Jika karakter demikian masih dipertahankan,
bukan tidak mungkin bangsa Indonesia akan semakin bobrok. Upaya untuk
menjadikan bangsa Indonesia berdaulat secara politik, berkepribadian dalam
kebudayaan, dan mandiri secara ekonomi juga akan semakin berat.
Karena itu, karakter manusia Indonesia yang
dideskripsikan Mochtar Lubis harus diubah dengan karakter manusia Indonesia
yang Pancasilais. Cara mengubahnya dengan menabur pemikiran Pancasila dalam
setiap diri manusia Indonesia.
Nilai-nilai yang terkandung dalam Pancasila
sendiri merupakan cerminan dari bangsa yang diidamkan Soekarno yang
diutarakan dalam bentuk trisaktinya. Ini lantaran dalam Pancasila
terdeskripsikan secara tersirat identitas kebudayaan, politik, dan ekonomi
bangsa Indonesia.
Sila pertama hingga ketiga merupakan cerminan
keagamaan (teisme), kemanusiaan (humanisme), dan persatuan (nasionalisme).
Keagamaan yang berciri saling menghormati dan menjunjung tinggi pluralitas
agama. Kemanusiaan yang berlandasan hak dasar dari manusia berupa kemerdekaan
diri dan jiwa bagi setiap manusia. Dan persatuan yang saling mengikat satu
sama lain dalam bingkai Bhinneka Tunggal Ika. Sila pertama hingga ketiga
inilah yang merupakan identitas budaya Indonesia.
Adapun sila keempat merupakan panduan dalam
berdemokrasi. Demokrasi yang diinginkan adalah demokrasi Pancasila yang
berfondasi musyawarah; berciri pertarungan ide, visi, dan gagasan. Bukan
demokrasi liberal yang menyertakan uang (money
politics). Inilah sesungguhnya identitas bangsa Indonesia yang bisa menjadikannya
berdaulat secara politik.
Mengenai sila kelima, nilai sosialisme
terkandung di dalamnya. Bukan kepentingan pribadi, bukan kepentingan
kelompok, yang diprioritaskan. Melainkan kepentingan rakyat dan negara yang
diutamakan. Dengan begitu, bangsa Indonesia akan mandiri secara ekonomi.
Semua nilai yang terkandung di dalam Pancasila
tersebut tak bisa dipisahkan.
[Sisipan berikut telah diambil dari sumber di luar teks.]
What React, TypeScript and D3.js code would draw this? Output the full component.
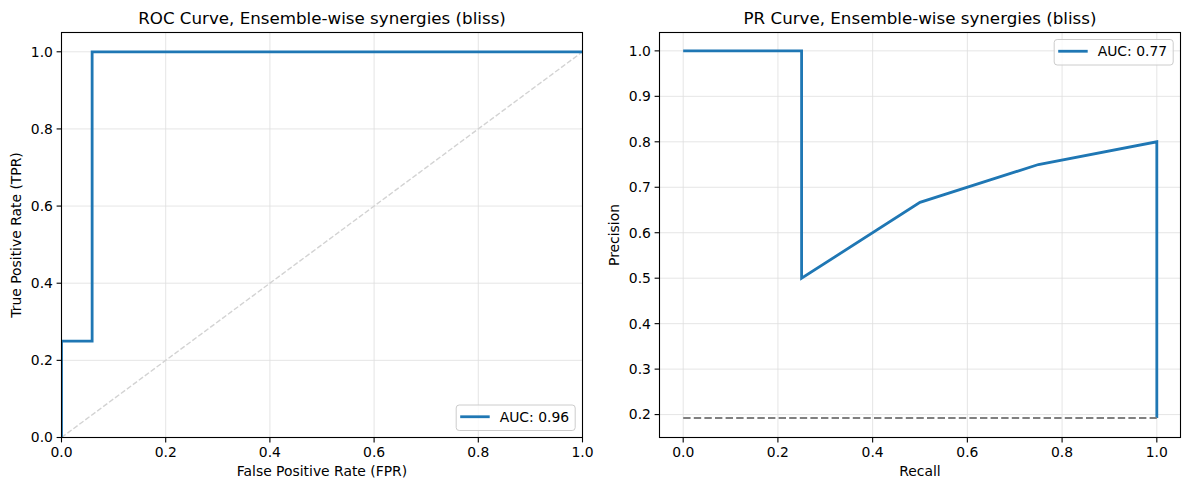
import { line, scaleLinear } from 'd3';

// ROC + PR curves for the ensemble-wise synergies (bliss), matplotlib look.

const rocFpr = [0, 0, 0.0588, 0.0588, 1];
const rocTpr = [0, 0.25, 0.25, 1, 1];
const rocAuc = 'AUC: 0.96';

const prRecall = [1, 1, 0.75, 0.5, 0.25, 0.25, 0];
const prPrecision = [0.1923, 0.8, 0.75, 0.6667, 0.5, 1, 1];
const prBaseline = 0.1923;
const prAuc = 'AUC: 0.77';

const rocTicks = [0, 0.2, 0.4, 0.6, 0.8, 1.0];
const prXTicks = [0, 0.2, 0.4, 0.6, 0.8, 1.0];
const prYTicks = [0.2, 0.3, 0.4, 0.5, 0.6, 0.7, 0.8, 0.9, 1.0];

const BLUE = '#1f77b4';
const FONT = "'DejaVu Sans', sans-serif";
const TICK = 13.9;

type Pt = [number, number];

function Panel({
  id,
  left,
  right,
  top,
  bottom,
  xDomain,
  yDomain,
  xTicks,
  yTicks,
  title,
  xLabel,
  yLabel,
  yLabelX,
  children,
  legend,
  legendPos,
}: {
  id: string;
  left: number;
  right: number;
  top: number;
  bottom: number;
  xDomain: [number, number];
  yDomain: [number, number];
  xTicks: number[];
  yTicks: number[];
  title: string;
  xLabel: string;
  yLabel: string;
  yLabelX: number;
  children: (x: (v: number) => number, y: (v: number) => number) => React.ReactNode;
  legend: string;
  legendPos: 'lower right' | 'upper right';
}) {
  const x = scaleLinear().domain(xDomain).range([left, right]);
  const y = scaleLinear().domain(yDomain).range([bottom, top]);
  const lw = 119;
  const lh = 25.5;
  const lx = right - 7.3 - lw;
  const ly = legendPos === 'lower right' ? bottom - 7 - lh : top + 7;
  return (
    <g>
      <defs>
        <clipPath id={id}>
          <rect x={left} y={top} width={right - left} height={bottom - top} />
        </clipPath>
      </defs>
      {xTicks.map((t) => (
        <line key={'gx' + t} x1={x(t)} x2={x(t)} y1={top} y2={bottom} stroke="#dedede" strokeWidth={0.8} />
      ))}
      {yTicks.map((t) => (
        <line key={'gy' + t} x1={left} x2={right} y1={y(t)} y2={y(t)} stroke="#dedede" strokeWidth={0.8} />
      ))}
      <g clipPath={`url(#${id})`}>{children(x, y)}</g>
      <rect x={left} y={top} width={right - left} height={bottom - top} fill="none" stroke="#000" strokeWidth={1.1} />
      {xTicks.map((t) => (
        <g key={'tx' + t}>
          <line x1={x(t)} x2={x(t)} y1={bottom} y2={bottom + 4.9} stroke="#000" strokeWidth={1.1} />
          <text x={x(t)} y={bottom + 8.6} dominantBaseline="hanging" textAnchor="middle" fontSize={TICK} fontFamily={FONT}>
            {t.toFixed(1)}
          </text>
        </g>
      ))}
      {yTicks.map((t) => (
        <g key={'ty' + t}>
          <line x1={left - 4.9} x2={left} y1={y(t)} y2={y(t)} stroke="#000" strokeWidth={1.1} />
          <text x={left - 8.6} y={y(t)} dy="0.35em" textAnchor="end" fontSize={TICK} fontFamily={FONT}>
            {t.toFixed(1)}
          </text>
        </g>
      ))}
      <text x={(left + right) / 2} y={23.5} textAnchor="middle" fontSize={16.7} fontFamily={FONT}>
        {title}
      </text>
      <text x={(left + right) / 2} y={476} textAnchor="middle" fontSize={TICK} fontFamily={FONT}>
        {xLabel}
      </text>
      <text
        transform={`translate(${yLabelX},${(top + bottom) / 2}) rotate(-90)`}
        textAnchor="middle"
        fontSize={TICK}
        fontFamily={FONT}
      >
        {yLabel}
      </text>
      <rect x={lx} y={ly} width={lw} height={lh} rx={3} fill="#fff" fillOpacity={0.8} stroke="#cccccc" strokeWidth={1} />
      <line x1={lx + 4} x2={lx + 33.5} y1={ly + lh / 2 - 1} y2={ly + lh / 2 - 1} stroke={BLUE} strokeWidth={2.8} />
      <text x={lx + 43.5} y={ly + lh / 2 - 1} dy="0.35em" fontSize={TICK} fontFamily={FONT}>
        {legend}
      </text>
    </g>
  );
}

export default function App() {
  const toPts = (xs: number[], ys: number[]): Pt[] => xs.map((v, i) => [v, ys[i]]);
  return (
    <div style={{ position: 'absolute', left: 0, top: 0 }}>
      <svg width={1189} height={490} viewBox="0 0 1189 490" style={{ display: 'block', background: '#fff' }}>
        <rect width={1189} height={490} fill="#fff" />
        <Panel
          id="clip-roc"
          left={61.5}
          right={582.5}
          top={32.5}
          bottom={437.5}
          xDomain={[0, 1]}
          yDomain={[0, 1.05]}
          xTicks={rocTicks}
          yTicks={rocTicks}
          title="ROC Curve, Ensemble-wise synergies (bliss)"
          xLabel="False Positive Rate (FPR)"
          yLabel="True Positive Rate (TPR)"
          yLabelX={21}
          legend={rocAuc}
          legendPos="lower right"
        >
          {(x, y) => {
            const ln = line<Pt>().x((d) => x(d[0])).y((d) => y(d[1]));
            return (
              <>
                <path d={ln([[0, 0], [1, 1]]) ?? undefined} fill="none" stroke="lightgray" strokeWidth={1.4} strokeDasharray="5.2,2.2" />
                <path d={ln(toPts(rocFpr, rocTpr)) ?? undefined} fill="none" stroke={BLUE} strokeWidth={2.8} />
              </>
            );
          }}
        </Panel>
        <Panel
          id="clip-pr"
          left={659.5}
          right={1180.5}
          top={32.5}
          bottom={437.5}
          xDomain={[-0.05, 1.05]}
          yDomain={[0.1496, 1.0404]}
          xTicks={prXTicks}
          yTicks={prYTicks}
          title="PR Curve, Ensemble-wise synergies (bliss)"
          xLabel="Recall"
          yLabel="Precision"
          yLabelX={619}
          legend={prAuc}
          legendPos="upper right"
        >
          {(x, y) => {
            const ln = line<Pt>().x((d) => x(d[0])).y((d) => y(d[1]));
            return (
              <>
                <path d={ln(toPts(prRecall, prPrecision)) ?? undefined} fill="none" stroke={BLUE} strokeWidth={2.8} />
                <path d={ln([[0, prBaseline], [1, prBaseline]]) ?? undefined} fill="none" stroke="gray" strokeWidth={2} strokeDasharray="7.4,3.2" />
              </>
            );
          }}
        </Panel>
      </svg>
    </div>
  );
}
Kelimanya saling terkait, saling tergantung
satu sama lain, dan harus ditradisikan secara bersamaan. Ibarat organ tubuh,
satu saja sakit dan tidak berfungsi, semuanya akan merasa kesakitan.
Mohammad Hatta (mantan wakil presiden RI) juga
pernah mengilustrasikan bahwa demokrasi politik tanpa diikuti demokrasi
ekonomi hanya akan jadi persoalan. Era reformasi yang menginginkan
keterbukaan dalam berpolitik gagal menyejahterakan publik. Bukannya
menyejahterakan publik, demokrasi politik justru terjebak pada demokrasi
liberal sehingga dalam aspek ekonomi juga terjadi liberalisme. Akibatnya,
lahir sekelompok elite yang menguasai sumber-sumber kekayaan negara.
Karena itu, sebagai
dasar negara dan merupakan warisan luhur dari founding father bangsa, hari kelahiran Pancasila 1 Juni ini dapat
dijadikan momentum untuk benar-benar menghidupkan katakata yang ada dalam
Pancasila sebagai tindakan nyata. Mengutip ungkapan filsuf Friedrich
Nietzsche (1844–1990), kunci keberhasilan bangsa ditentukan komitmen
menghidupkan dan menyalakan kata-kata menjadi kata kerja (tindakan nyata).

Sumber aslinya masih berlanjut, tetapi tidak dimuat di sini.